My wife had two miscarriages before the birth of our first child and I can tell you that these put her into a depression, the depth of which I did not realize until many years (and a total of 3 kids) later.

As we spoke about it years later, she confessed to having some fleeting thoughts of suicide and that God must have thought she was unworthy of having kids so why go on?

At the time of the miscarriages she also turned down the idea of counseling and she was distant, withdrawn and pushed me away emotionally at times.

Since it seems that you've done your homework on a possible affair and found nothing, you should urge your MIL to try and get her into counseling ASAP. While she may not currently be involved with anyone, there are (as you seem to be aware) a number of RED Flags you've observed. 

A depressed person can be an easy target for a predator. She may view it as a welcome distraction or even view them as a possible mate able to give her the child she desires.

Good luck


----------



## dzd&confused (Nov 27, 2012)

Thank you for the comments. I too see red flags and I have dome my homework and my gut tells me I'm missing somthing.

The issue with the MIL is that she is terrified to press her in fear of pushing her away. They don't have the greatest mother daughter relationship. I cannot count on her to do anything. She believes more in letting god sort it out.

Man this is so difficult! I have no clue how to move forward or if I should even see her tonight.
_Posted via Mobile Device_


----------



## Toffer (Jan 31, 2012)

Since you've done some investigating already, you know that some of the tips include a keylogger and a VAR right?

Unfortuneately, since she is out of the house, these become more difficult to implement. If you really need to find out, see if you can get her to move back in with you (talk to her about an in-house seperation) and install the VAR in her car and the keylogger on the PC. If you have the $, think about a PI

You should also see what you can uncover about this Sean guy. Is he married? Has a GF?

Again, I would guess that her depression is driving alot of this behavior at this moment (again, just a guess). You should keep up with the counseling yourself and implement the 180. Join a gym, start working out to vent your frustrations and better yourself for whatever the next stage of your life may bring, either with her or someone else.

Last but not least (and I know you really don't want to hear this) you're still young and you should be thankful that all this happened before kids came along.

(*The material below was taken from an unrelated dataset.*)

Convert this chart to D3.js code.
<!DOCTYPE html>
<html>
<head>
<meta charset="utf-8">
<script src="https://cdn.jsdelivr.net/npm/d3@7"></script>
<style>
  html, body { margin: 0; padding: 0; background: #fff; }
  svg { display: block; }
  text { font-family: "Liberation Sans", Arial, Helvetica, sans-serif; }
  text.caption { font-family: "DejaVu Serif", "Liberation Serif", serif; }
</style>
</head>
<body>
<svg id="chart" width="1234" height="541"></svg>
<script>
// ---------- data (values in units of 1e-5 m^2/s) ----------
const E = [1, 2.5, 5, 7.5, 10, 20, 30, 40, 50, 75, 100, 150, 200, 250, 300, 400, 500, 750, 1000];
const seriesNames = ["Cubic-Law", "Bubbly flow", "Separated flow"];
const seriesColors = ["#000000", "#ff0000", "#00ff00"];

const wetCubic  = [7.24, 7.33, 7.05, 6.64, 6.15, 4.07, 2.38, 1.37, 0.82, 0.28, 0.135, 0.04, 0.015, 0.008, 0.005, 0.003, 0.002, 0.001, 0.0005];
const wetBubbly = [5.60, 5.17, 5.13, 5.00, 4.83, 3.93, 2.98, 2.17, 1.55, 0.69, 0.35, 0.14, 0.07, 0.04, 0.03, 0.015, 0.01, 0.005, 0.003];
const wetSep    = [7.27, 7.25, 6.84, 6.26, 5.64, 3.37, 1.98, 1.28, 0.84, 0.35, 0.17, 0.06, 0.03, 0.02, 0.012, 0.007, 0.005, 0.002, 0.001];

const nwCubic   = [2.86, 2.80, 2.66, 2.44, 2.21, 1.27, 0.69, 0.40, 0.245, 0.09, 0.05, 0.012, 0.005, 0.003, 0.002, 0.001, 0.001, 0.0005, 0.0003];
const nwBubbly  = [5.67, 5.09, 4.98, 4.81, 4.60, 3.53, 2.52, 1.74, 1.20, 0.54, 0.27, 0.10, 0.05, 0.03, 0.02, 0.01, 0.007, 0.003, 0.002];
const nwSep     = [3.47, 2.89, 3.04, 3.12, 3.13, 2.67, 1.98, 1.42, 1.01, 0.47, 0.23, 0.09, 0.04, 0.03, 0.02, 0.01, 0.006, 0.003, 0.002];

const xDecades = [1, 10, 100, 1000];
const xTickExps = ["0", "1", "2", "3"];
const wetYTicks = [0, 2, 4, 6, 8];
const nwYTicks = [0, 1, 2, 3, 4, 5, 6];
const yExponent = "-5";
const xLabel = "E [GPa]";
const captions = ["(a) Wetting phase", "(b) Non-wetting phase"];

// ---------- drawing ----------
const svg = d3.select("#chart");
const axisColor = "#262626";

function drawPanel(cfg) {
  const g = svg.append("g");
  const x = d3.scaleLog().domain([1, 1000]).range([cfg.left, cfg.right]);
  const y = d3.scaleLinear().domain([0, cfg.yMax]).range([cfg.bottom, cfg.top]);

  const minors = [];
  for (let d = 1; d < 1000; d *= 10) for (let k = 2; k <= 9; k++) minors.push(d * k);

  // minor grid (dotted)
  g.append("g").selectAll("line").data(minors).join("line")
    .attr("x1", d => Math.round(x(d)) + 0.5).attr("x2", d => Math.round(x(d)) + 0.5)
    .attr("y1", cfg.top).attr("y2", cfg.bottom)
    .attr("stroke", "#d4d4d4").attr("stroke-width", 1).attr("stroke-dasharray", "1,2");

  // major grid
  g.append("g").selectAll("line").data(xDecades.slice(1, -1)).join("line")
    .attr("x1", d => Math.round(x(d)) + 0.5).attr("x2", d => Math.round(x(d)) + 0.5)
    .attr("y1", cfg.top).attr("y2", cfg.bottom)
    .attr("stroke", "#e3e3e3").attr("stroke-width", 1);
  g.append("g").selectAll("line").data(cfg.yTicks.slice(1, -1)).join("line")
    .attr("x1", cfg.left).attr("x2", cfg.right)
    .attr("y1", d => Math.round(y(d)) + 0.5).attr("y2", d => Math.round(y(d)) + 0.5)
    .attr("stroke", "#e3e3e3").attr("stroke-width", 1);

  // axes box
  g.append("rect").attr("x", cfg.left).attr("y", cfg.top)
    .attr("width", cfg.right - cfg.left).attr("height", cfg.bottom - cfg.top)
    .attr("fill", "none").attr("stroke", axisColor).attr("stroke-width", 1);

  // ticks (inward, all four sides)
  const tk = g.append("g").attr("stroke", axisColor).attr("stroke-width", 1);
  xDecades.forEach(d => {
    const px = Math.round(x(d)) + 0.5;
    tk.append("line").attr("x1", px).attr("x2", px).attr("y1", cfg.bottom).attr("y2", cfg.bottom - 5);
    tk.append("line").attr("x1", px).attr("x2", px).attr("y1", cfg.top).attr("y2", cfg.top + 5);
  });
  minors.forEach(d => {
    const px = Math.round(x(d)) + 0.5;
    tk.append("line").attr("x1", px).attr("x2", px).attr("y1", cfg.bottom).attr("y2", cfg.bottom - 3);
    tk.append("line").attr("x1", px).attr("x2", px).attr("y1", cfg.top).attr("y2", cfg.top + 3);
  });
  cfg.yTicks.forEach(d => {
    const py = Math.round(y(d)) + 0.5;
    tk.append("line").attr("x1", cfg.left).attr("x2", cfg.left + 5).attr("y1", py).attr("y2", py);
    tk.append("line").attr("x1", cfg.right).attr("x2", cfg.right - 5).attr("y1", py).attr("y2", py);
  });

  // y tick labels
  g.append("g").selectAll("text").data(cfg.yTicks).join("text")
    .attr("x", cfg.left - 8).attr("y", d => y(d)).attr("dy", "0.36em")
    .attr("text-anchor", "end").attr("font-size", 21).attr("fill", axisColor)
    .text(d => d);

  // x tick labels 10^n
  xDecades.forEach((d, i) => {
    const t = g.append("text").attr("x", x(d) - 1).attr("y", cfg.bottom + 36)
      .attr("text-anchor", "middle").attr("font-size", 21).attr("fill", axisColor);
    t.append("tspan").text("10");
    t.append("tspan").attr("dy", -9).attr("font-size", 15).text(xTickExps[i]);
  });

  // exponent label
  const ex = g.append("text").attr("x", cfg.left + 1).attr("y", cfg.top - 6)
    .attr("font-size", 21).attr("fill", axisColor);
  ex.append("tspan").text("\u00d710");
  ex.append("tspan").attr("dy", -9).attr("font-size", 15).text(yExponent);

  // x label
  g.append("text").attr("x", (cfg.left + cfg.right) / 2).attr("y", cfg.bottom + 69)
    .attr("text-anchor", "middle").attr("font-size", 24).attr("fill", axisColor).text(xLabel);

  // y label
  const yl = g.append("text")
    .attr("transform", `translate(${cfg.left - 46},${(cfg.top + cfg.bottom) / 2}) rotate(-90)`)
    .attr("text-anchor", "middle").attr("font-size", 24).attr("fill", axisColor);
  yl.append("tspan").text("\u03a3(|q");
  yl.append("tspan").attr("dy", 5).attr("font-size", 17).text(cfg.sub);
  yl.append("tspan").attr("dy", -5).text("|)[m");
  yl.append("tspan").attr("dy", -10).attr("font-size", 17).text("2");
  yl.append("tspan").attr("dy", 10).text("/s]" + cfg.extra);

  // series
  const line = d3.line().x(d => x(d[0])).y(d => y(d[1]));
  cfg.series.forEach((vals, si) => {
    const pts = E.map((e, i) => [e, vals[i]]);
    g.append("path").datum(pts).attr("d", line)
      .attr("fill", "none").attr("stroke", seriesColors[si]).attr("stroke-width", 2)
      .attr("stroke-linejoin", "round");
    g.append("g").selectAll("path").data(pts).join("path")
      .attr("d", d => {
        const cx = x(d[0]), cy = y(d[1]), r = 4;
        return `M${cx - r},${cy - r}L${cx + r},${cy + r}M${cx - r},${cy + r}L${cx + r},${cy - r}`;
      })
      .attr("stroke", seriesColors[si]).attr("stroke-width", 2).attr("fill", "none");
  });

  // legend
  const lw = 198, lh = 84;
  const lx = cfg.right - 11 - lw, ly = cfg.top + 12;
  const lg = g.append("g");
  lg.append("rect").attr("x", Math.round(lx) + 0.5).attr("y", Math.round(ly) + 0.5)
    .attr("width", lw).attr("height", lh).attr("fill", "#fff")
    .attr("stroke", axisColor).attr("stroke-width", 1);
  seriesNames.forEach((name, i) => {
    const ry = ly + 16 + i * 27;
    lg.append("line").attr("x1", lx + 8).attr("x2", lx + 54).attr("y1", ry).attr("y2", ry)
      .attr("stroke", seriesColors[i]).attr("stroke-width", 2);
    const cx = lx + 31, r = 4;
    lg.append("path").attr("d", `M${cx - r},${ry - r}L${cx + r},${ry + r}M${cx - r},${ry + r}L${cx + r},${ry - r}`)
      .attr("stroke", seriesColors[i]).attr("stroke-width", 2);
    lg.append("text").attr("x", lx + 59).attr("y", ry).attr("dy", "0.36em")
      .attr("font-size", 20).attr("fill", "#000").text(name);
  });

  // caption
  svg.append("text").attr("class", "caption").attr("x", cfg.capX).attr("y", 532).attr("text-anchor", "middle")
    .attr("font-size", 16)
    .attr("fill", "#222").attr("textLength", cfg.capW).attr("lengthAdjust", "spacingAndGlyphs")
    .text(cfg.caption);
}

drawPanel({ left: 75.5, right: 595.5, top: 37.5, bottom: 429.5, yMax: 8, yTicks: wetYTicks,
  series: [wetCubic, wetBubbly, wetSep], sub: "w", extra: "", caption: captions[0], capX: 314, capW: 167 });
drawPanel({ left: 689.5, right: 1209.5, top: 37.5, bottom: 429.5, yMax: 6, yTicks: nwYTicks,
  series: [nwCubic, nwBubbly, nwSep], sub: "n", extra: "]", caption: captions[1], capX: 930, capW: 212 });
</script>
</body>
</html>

You should spend the rest of your life with someone who truly loves you, not someone looking for a comfortable place to "hang out"


----------



## dzd&confused (Nov 27, 2012)

I agree! I am thankful that this is happening now and not in 10 years!

I looked into The other guy and he is a 41 year old divorced man, so I could see him as the perfect shoulder for her to lean on.

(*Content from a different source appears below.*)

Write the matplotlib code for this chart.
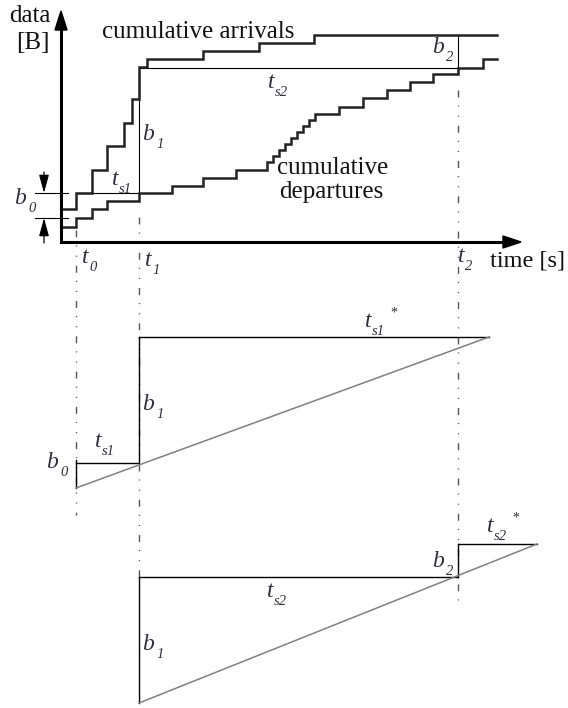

180 I am going to try to do. We're supposed to talk tonight at dinner which I asked for and I'm not even sure why I asked her to go. I don't want to rehash the same conversations yet at the same time I hate this limbo! It's crushing me inside! Half me wants to go and half dosnt.
_Posted via Mobile Device_


----------



## Toffer (Jan 31, 2012)

As I said, you could always put the offer out there for her to come back while she thinks about it. Tell her she's welcome to come home and stay in the other bedroom while she works through her feelings and emotions with no promises to you.

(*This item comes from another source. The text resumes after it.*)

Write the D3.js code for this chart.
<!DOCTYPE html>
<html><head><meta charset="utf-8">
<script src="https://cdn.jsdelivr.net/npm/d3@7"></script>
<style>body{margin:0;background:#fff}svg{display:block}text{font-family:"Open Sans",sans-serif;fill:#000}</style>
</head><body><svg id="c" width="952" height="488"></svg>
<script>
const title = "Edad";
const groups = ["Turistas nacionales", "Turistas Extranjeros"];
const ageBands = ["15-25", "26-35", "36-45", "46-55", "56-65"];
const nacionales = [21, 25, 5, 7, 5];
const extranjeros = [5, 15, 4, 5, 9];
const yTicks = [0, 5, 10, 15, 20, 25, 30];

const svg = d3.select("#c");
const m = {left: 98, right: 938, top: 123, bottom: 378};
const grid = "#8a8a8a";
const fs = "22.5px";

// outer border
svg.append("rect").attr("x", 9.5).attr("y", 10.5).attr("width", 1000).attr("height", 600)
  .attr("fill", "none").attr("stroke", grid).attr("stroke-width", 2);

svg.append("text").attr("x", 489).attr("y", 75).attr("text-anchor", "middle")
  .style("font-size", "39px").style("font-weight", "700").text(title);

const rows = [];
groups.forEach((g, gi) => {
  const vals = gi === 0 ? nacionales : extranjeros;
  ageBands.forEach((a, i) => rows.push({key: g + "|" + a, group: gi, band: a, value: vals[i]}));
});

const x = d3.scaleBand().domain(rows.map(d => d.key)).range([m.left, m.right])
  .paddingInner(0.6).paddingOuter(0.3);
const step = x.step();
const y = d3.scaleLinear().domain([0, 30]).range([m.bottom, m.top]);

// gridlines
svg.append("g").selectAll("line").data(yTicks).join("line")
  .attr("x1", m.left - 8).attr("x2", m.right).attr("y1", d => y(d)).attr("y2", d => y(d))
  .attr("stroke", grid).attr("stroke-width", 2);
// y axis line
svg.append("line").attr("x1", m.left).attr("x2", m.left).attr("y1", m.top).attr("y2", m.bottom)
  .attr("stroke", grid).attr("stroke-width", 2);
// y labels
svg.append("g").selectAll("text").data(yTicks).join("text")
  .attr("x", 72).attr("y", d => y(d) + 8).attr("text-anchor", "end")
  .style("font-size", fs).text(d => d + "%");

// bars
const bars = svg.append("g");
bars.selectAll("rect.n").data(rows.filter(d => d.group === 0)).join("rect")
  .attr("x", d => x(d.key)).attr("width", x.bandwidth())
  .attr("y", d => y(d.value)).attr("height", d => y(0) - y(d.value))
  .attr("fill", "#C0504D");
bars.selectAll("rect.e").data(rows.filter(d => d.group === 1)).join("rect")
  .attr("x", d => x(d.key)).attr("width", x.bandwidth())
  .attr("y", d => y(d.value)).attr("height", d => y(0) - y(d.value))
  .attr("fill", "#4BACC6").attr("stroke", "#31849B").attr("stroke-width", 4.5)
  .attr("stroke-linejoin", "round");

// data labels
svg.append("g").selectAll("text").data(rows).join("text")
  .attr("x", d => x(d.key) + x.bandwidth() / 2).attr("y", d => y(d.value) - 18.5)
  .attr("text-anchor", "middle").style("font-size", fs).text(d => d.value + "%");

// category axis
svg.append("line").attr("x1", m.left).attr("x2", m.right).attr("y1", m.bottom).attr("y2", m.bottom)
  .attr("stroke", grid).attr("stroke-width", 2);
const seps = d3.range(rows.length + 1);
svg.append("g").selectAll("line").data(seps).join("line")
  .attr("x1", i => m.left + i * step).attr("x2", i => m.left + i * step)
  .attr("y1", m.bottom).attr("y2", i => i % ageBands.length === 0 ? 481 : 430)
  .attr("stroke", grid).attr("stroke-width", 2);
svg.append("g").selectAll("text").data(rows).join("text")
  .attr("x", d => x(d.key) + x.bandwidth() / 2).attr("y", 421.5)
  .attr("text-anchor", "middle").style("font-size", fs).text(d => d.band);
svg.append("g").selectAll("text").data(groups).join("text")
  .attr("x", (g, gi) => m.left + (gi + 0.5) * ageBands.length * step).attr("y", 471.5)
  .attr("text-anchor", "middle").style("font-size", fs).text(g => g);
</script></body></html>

If she agrees, it gives you the chance to dig a little deeper and see if you can find out if it's more than just depression. Get a keylogger going and buy a couple of VARs now just incase she takes you up on the offer! You could always return the VARs if you don't use them!


----------



## Traveller321 (Nov 26, 2012)

Toffer said:


> If she agrees, it gives you the chance to dig a little deeper and see if you can find out if it's more than just depression. Get a keylogger going and buy a couple of VARs now just incase she takes you up on the offer! You could always return the VARs if you don't use them!



What is a VAR? How do you put a kelogger on a computer in which you are not allowed the password?


----------



## dzd&confused (Nov 27, 2012)

Yeah that is an option though living with her like this is maddening for me. Im not sure I want her in the house unless she agrees to moving forward together, like counseling. A place where she actually wants this to work and not be in limbo land.

VAR= voice activated recorder
_Posted via Mobile Device_


----------



## Toffer (Jan 31, 2012)

Traveller321 said:


> What is a VAR? How do you put a kelogger on a computer in which you are not allowed the password?


Traveller,

You don't have the password to the computer or the user account on the computer?


----------